Mendip District Council (20 002 138)
Category : Other Categories > Councillor conduct and standards
Decision : Closed after initial enquiries
Decision date : 26 Aug 2020
The Ombudsman's final decision:
Summary: Mr X complains about the Council’s handling of his complaint about the conduct of a council member at a planning meeting. Mr X says this caused him and his partner distress as they are concerned about the member’s ability to deal with planning applications justly. The Ombudsman will not investigate as this does not constitute a level of injustice to Mr X that would warrant the Ombudsman’s involvement.
The complaint
- Mr X complains the Council has not properly considered his complaint about a council member’s conduct at a planning meeting.
The Ombudsman’s role and powers
- We investigate complaints about ‘maladministration’ and ‘service failure’. In this statement, I have used the word ‘fault’ to refer to these. We must also consider whether any fault has had an adverse impact on the person making the complaint. I refer to this as ‘injustice’. We provide a free service, but must use public money carefully. We may decide not to start or continue with an investigation if we believe the injustice is not significant enough to justify our involvement, or we cannot achieve the outcome someone wants (Local Government Act 1974, section 24A(6), as amended)
How I considered this complaint
- I have considered what Mr X has said in his complaint.
What I found
- Mr X complained to the Council about various aspects of the conduct of a council member at a planning meeting which he says showed pre-determination and bias. Essentially, Mr X complains the council member wrongly took the chair of a planning meeting and did not step down from the chair when a planning application in his own ward was discussed. Mr X complains the council member was wrong to speak in favour of the application, as the ward member, and should have declared an interest at this point.

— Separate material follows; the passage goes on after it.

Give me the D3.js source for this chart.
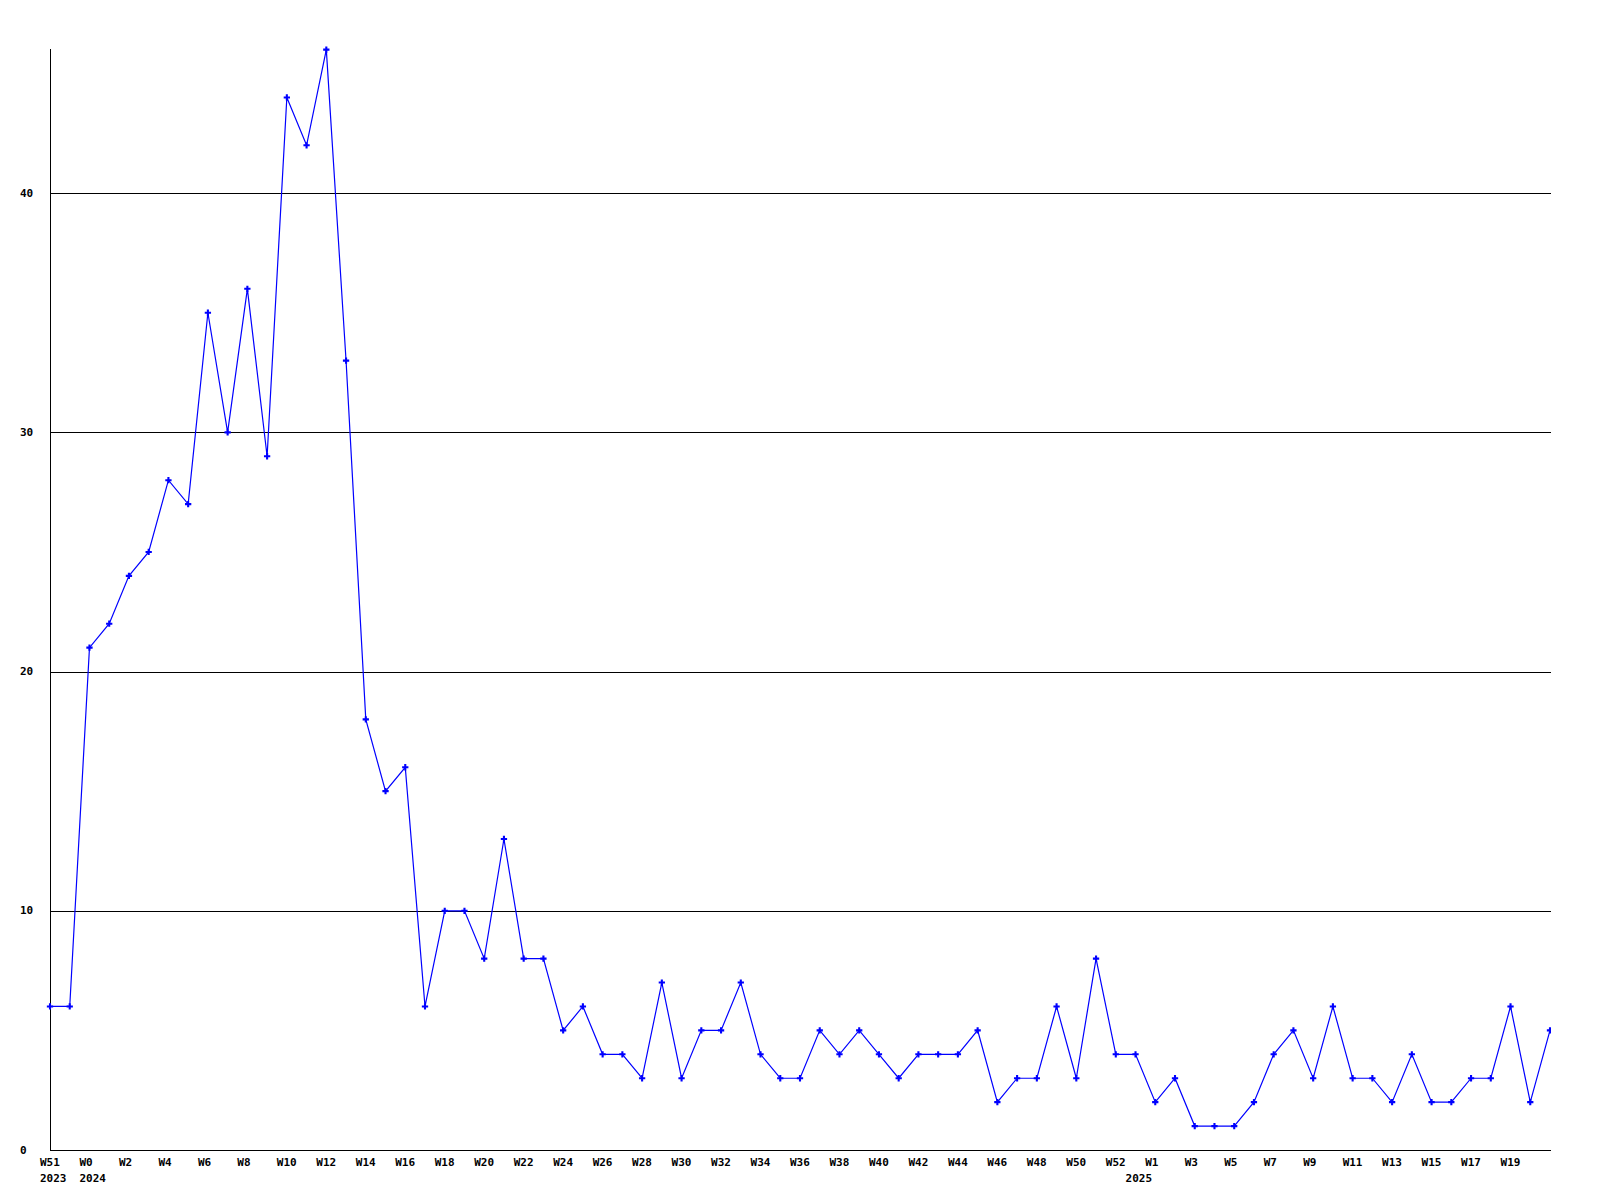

- The Council rejected Mr X’s complaint finding no breaches of the code of conduct.
- Mr X says the Council has not properly investigated his complaint and that this has caused him and his partner distress. They are concerned about the council member’s ability to consider planning applications justly and refer to a planning proposal which could impact on their own property. This, however, was not subject to consideration at the planning meeting in question.
- Mr X seeks sanctions to be imposed on the council member and for an investigation to be conducted into all planning applications he has voted on, against officer recommendations.
Analysis
- From our perspective, Mr X is not significantly or tangibly, personally affected by the council member’s actions at the planning meeting concerned or how the Council dealt with his complaint about it. Mr X’s distress about how the council member might deal with planning applications in future, that may directly impact his property, does not provide grounds for us to investigate this complaint. Additionally, there are not public interest grounds for us to investigate this complaint.
- We have no role in imposing sanctions on council members and so we cannot achieve the outcome Mr X seeks.
- For these reasons, we will not investigate.
Final decision
- My decision is that the Ombudsman will not investigate this complaint. This is because Mr X is not caused a significant injustice from it and the Ombudsman cannot achieve the outcome Mr X seeks.